→ EXERCISE PROMPT
From the first line of the listing below to the line with "const yTickLabels = [0,5,10,15,20,25,30,35,40,45];", print each line exactly, and nothing more. Leave out the pictures.

___ DATA PROVIDED ___

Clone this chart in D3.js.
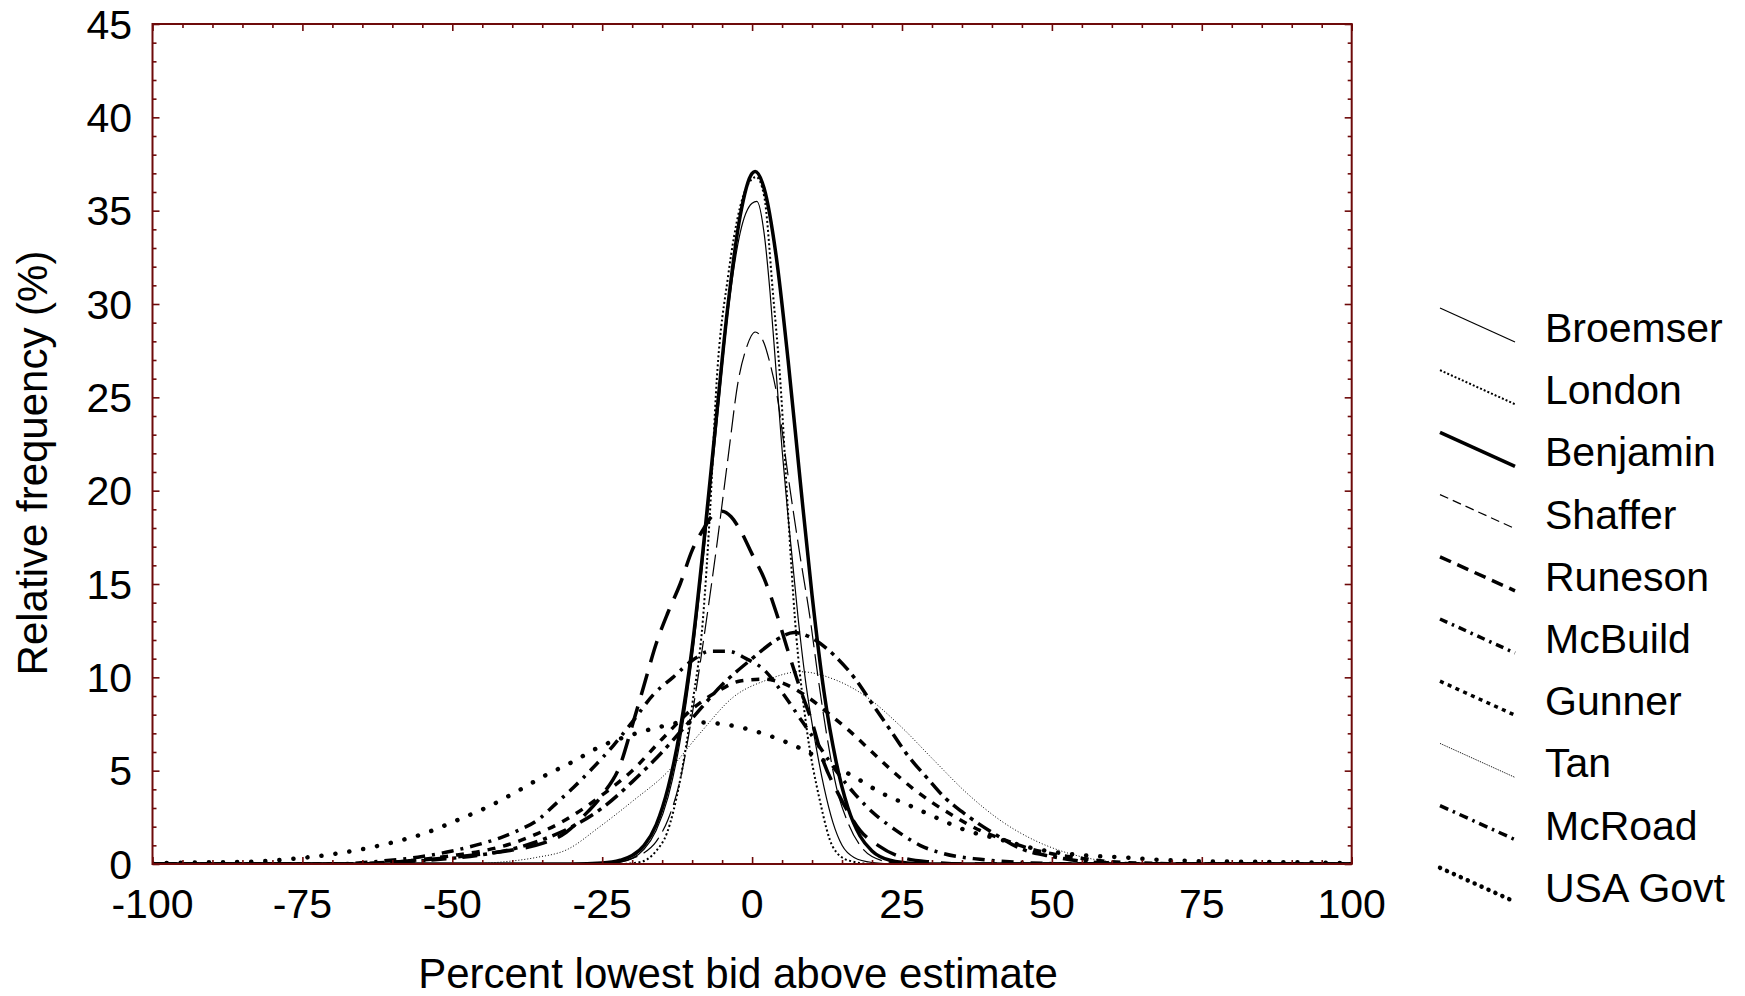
<!DOCTYPE html>
<html><head><meta charset="utf-8">
<script src="https://cdn.jsdelivr.net/npm/d3@7"></script>
<style>body{margin:0;background:#fff}svg{display:block}text{font-family:"Liberation Sans",Arial,sans-serif;fill:#000}</style>
</head><body><svg id="c" width="1745" height="996"></svg>
<script>
const seriesNames = ["Broemser","London","Benjamin","Shaffer","Runeson","McBuild","Gunner","Tan","McRoad","USA Govt"];
const xTickLabels = [-100,-75,-50,-25,0,25,50,75,100];
const yTickLabels = [0,5,10,15,20,25,30,35,40,45];

const broemser = [[-100,0],[-26,0],[-22,0.1],[-20,0.3],[-18,0.8],[-16,1.8],[-14,3.6],[-12,6.6],[-10,11.0],[-8,16.8],[-6,23.2],[-4,29.6],[-2,33.8],[0,35.4],[0.8,35.5],[2,33.8],[3,30.6],[4,26.4],[5,22.2],[6,18.6],[7.7,13.1],[9,9.6],[10.5,6.6],[12,4.1],[13.5,2.2],[15,1.0],[17,0.35],[20,0.08],[24,0],[100,0]];
const london = [[-100,0],[-22,0],[-19,0.08],[-17.5,0.25],[-16,0.7],[-14.2,1.66],[-12,4.5],[-10,8.5],[-8.2,13.1],[-7,19.0],[-5.9,25.9],[-4,31.5],[-2,35.2],[0,36.7],[0.7,36.8],[2,35.8],[3.5,30.5],[4.7,25.9],[6,18.8],[7.15,13.1],[9,7.5],[11.3,3.4],[13.5,0.9],[16,0.2],[20,0],[100,0]];
const benjamin = [[-100,0],[-30,0],[-25,0.05],[-22,0.2],[-20,0.45],[-18,1.0],[-16,2.1],[-14,4.1],[-12,7.2],[-10,11.6],[-8,17.4],[-6,23.8],[-4,30.0],[-2,34.7],[0,37.0],[0.5,37.1],[2,36.2],[4,32.6],[6,27.0],[8,20.6],[10,14.4],[12,9.2],[14,5.5],[16,3.0],[18,1.5],[20,0.7],[23,0.2],[27,0.03],[32,0],[100,0]];
const shaffer = [[-100,0],[-25,0],[-22,0.1],[-20,0.3],[-18,0.6],[-16,1.2],[-14,2.4],[-12,4.5],[-10,8.0],[-7.6,13.1],[-6,16.8],[-4,21.8],[-2.3,25.9],[-1,27.6],[0.5,28.5],[2,27.9],[3,26.8],[4.1,25.2],[6,20.8],[8,16.5],[9.7,13.1],[11,10.0],[12.5,6.8],[14,4.2],[16,2.2],[18,1.0],[20,0.4],[24,0.05],[28,0],[100,0]];
const runeson = [[-100,0],[-65,0],[-58,0.15],[-52,0.3],[-46,0.5],[-40,0.75],[-35,1.1],[-31,1.7],[-28,2.6],[-25,3.7],[-22,5.3],[-20,7.4],[-18,9.6],[-16,11.8],[-14,13.5],[-12,15.0],[-10,16.8],[-8,18.0],[-6.5,18.7],[-5,18.9],[-3.5,18.6],[-2,17.9],[0,16.6],[2,15.3],[4,13.5],[6,11.4],[8,9.4],[10,7.6],[12,5.4],[14,4.0],[16,2.8],[18,1.8],[21,1.0],[25,0.35],[30,0.1],[36,0],[100,0]];
const mcbuild = [[-100,0],[-70,0],[-62,0.15],[-55,0.4],[-50,0.7],[-45,1.1],[-42,1.4],[-39,1.8],[-36,2.3],[-32.5,3.3],[-29.8,4.1],[-26.7,5.1],[-23,6.4],[-20,7.6],[-16.4,9.1],[-13.2,10.0],[-10,10.9],[-7,11.4],[-4,11.4],[-1,11.0],[2,10.4],[5,9.2],[8,7.8],[11,6.4],[14,5.0],[17,3.8],[20,2.8],[24,1.8],[28,1.0],[32,0.55],[38,0.25],[45,0.08],[55,0],[100,0]];
const gunner = [[-100,0],[-65,0],[-55,0.25],[-50,0.45],[-45,0.7],[-40,1.1],[-36,1.6],[-32,2.2],[-28,3.0],[-25,3.7],[-20,5.0],[-15,6.7],[-10,8.3],[-6,9.2],[-2,9.8],[2,9.9],[5,9.7],[9,9.0],[13,8.0],[16,7.2],[20,6.0],[23,5.1],[27,4.0],[30,3.3],[34,2.5],[38,1.8],[42,1.3],[46,0.85],[50,0.55],[55,0.3],[60,0.12],[68,0.03],[75,0],[100,0]];
const tan = [[-100,0],[-48,0],[-42,0.1],[-36,0.35],[-31,0.75],[-25.4,2.0],[-19.8,3.4],[-14.2,4.9],[-8.7,7.0],[-3.1,8.95],[2.4,9.85],[8,10.3],[14,9.85],[19.1,8.95],[24.7,7.4],[30.2,5.6],[35.8,3.8],[41.3,2.36],[46.9,1.3],[52.5,0.6],[58,0.2],[65,0.03],[72,0],[100,0]];
const mcroad = [[-100,0],[-70,0],[-60,0.1],[-52,0.25],[-45,0.5],[-40,0.8],[-35,1.3],[-30,2.0],[-25,3.0],[-20,4.4],[-15,6.0],[-10,7.8],[-5,9.6],[0,11.0],[4,12.0],[7,12.4],[10,12.1],[13.3,11.3],[17,10.0],[20,8.6],[23,7.2],[26,5.8],[29.5,4.5],[32,3.6],[35,2.8],[40,1.7],[45,0.8],[50,0.4],[55,0.15],[60,0.05],[66,0],[100,0]];
const usagovt = [[-100,0.03],[-95.7,0.07],[-84,0.12],[-79.2,0.2],[-74.6,0.34],[-69.9,0.53],[-65.1,0.79],[-60.4,1.12],[-55,1.6],[-48.7,2.41],[-44,3.07],[-39.3,3.87],[-34.7,4.71],[-29.9,5.48],[-25.4,6.28],[-20.7,6.86],[-15.9,7.3],[-11.2,7.6],[-6.5,7.55],[-1.7,7.3],[3,6.86],[7.8,6.23],[12.5,5.45],[17.2,4.64],[21.6,3.8],[26.5,3.1],[31.2,2.41],[35.8,1.79],[40.5,1.39],[47.5,0.8],[52.5,0.55],[56.9,0.43],[61.6,0.36],[66.4,0.25],[75,0.15],[88.5,0.1],[100,0.05]];

const seriesData = [broemser,london,benjamin,shaffer,runeson,mcbuild,gunner,tan,mcroad,usagovt];

const styles = [
  {w:1.2, d:null, ld:null},
  {w:2, d:"2,2.5", ld:"2,2"},
  {w:3.5, d:null, ld:null},
  {w:1.2, d:"22,7", ld:"9,5"},
  {w:3.5, d:"22,12", ld:"12,7"},
  {w:3.5, d:"12,7,3,7", ld:"8,5,2.5,5"},
  {w:3.5, d:"8,8", ld:"4,4.5"},
  {w:1, d:"1,2", ld:"1,1"},
  {w:3.5, d:"15,6,4,6", ld:"9,5,2.5,5"},
  {w:4.5, d:"0.1,14", ld:"0.1,7.5", cap:"round"}
];

const svg = d3.select("#c");
const L=152.5, R=1351.7, T=24, B=864;
const x = d3.scaleLinear().domain([-100,100]).range([L,R]);
const y = d3.scaleLinear().domain([0,45]).range([B,T]);
const frameColor = "#6e0a0a";

svg.append("clipPath").attr("id","clip").append("rect").attr("x",L).attr("y",T-2).attr("width",R-L).attr("height",B-T+2);

const line = d3.line().x(d=>x(d[0])).y(d=>y(d[1])).curve(d3.curveMonotoneX);
const g = svg.append("g").attr("clip-path","url(#clip)");
seriesData.forEach((data,i)=>{
  const s = styles[i];
  g.append("path").attr("d",line(data)).attr("fill","none").attr("stroke","#000")
   .attr("stroke-width",s.w).attr("stroke-dasharray",s.d).attr("stroke-linecap",s.cap||"butt");
});

svg.append("rect").attr("x",L).attr("y",T).attr("width",R-L).attr("height",B-T)
  .attr("fill","none").attr("stroke",frameColor).attr("stroke-width",2);

const fs = 41;
const xb = svg.append("g").attr("transform",`translate(0,${B})`)
  .call(d3.axisBottom(x).tickValues(d3.range(-100,101,5)).tickSize(0).tickFormat(""));
xb.select(".domain").remove();
xb.selectAll(".tick line").attr("y2",d=>d%25===0?-7:-4).attr("stroke",frameColor).attr("stroke-width",1.6);
const xt = svg.append("g").attr("transform",`translate(0,${T})`)
  .call(d3.axisTop(x).tickValues(d3.range(-100,101,5)).tickSize(0).tickFormat(""));
xt.select(".domain").remove();
xt.selectAll(".tick line").attr("y2",d=>d%25===0?7:4).attr("stroke",frameColor).attr("stroke-width",1.6);
const yl = svg.append("g").attr("transform",`translate(${L},0)`)
  .call(d3.axisLeft(y).tickValues(d3.range(0,46,1)).tickSize(0).tickFormat(""));
yl.select(".domain").remove();
yl.selectAll(".tick line").attr("x2",d=>d%5===0?7:4).attr("stroke",frameColor).attr("stroke-width",1.6);
const yr = svg.append("g").attr("transform",`translate(${R},0)`)
  .call(d3.axisRight(y).tickValues(d3.range(0,46,1)).tickSize(0).tickFormat(""));
yr.select(".domain").remove();
yr.selectAll(".tick line").attr("x2",d=>d%5===0?-7:-4).attr("stroke",frameColor).attr("stroke-width",1.6);

svg.append("g").selectAll("text").data(xTickLabels).join("text")
  .attr("x",d=>x(d)).attr("y",918).attr("text-anchor","middle").attr("font-size",fs).text(d=>d);
svg.append("g").selectAll("text").data(yTickLabels).join("text")
  .attr("x",132).attr("y",d=>y(d)+14.5).attr("text-anchor","end").attr("font-size",fs).text(d=>d);

svg.append("text").attr("x",738).attr("y",988).attr("text-anchor","middle").attr("font-size",42)
  .text("Percent lowest bid above estimate");
svg.append("text").attr("transform","translate(47,463) rotate(-90)").attr("text-anchor","middle").attr("font-size",42)
  .text("Relative frequency (%)");

const lg = svg.append("g");
seriesNames.forEach((n,i)=>{
  const by = 342 + i*62.2;
  const s = styles[i];
  lg.append("line").attr("x1",1440).attr("y1",by-34).attr("x2",1515).attr("y2",by)
    .attr("stroke","#000").attr("stroke-width",s.w).attr("stroke-dasharray",s.ld).attr("stroke-linecap",s.cap||"butt");
  lg.append("text").attr("x",1545).attr("y",by).attr("font-size",fs).text(n);
});
</script></body></html>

___

→ WRITTEN RESPONSE
Clone this chart in D3.js.
<!DOCTYPE html>
<html><head><meta charset="utf-8">
<script src="https://cdn.jsdelivr.net/npm/d3@7"></script>
<style>body{margin:0;background:#fff}svg{display:block}text{font-family:"Liberation Sans",Arial,sans-serif;fill:#000}</style>
</head><body><svg id="c" width="1745" height="996"></svg>
<script>
const seriesNames = ["Broemser","London","Benjamin","Shaffer","Runeson","McBuild","Gunner","Tan","McRoad","USA Govt"];
const xTickLabels = [-100,-75,-50,-25,0,25,50,75,100];
const yTickLabels = [0,5,10,15,20,25,30,35,40,45];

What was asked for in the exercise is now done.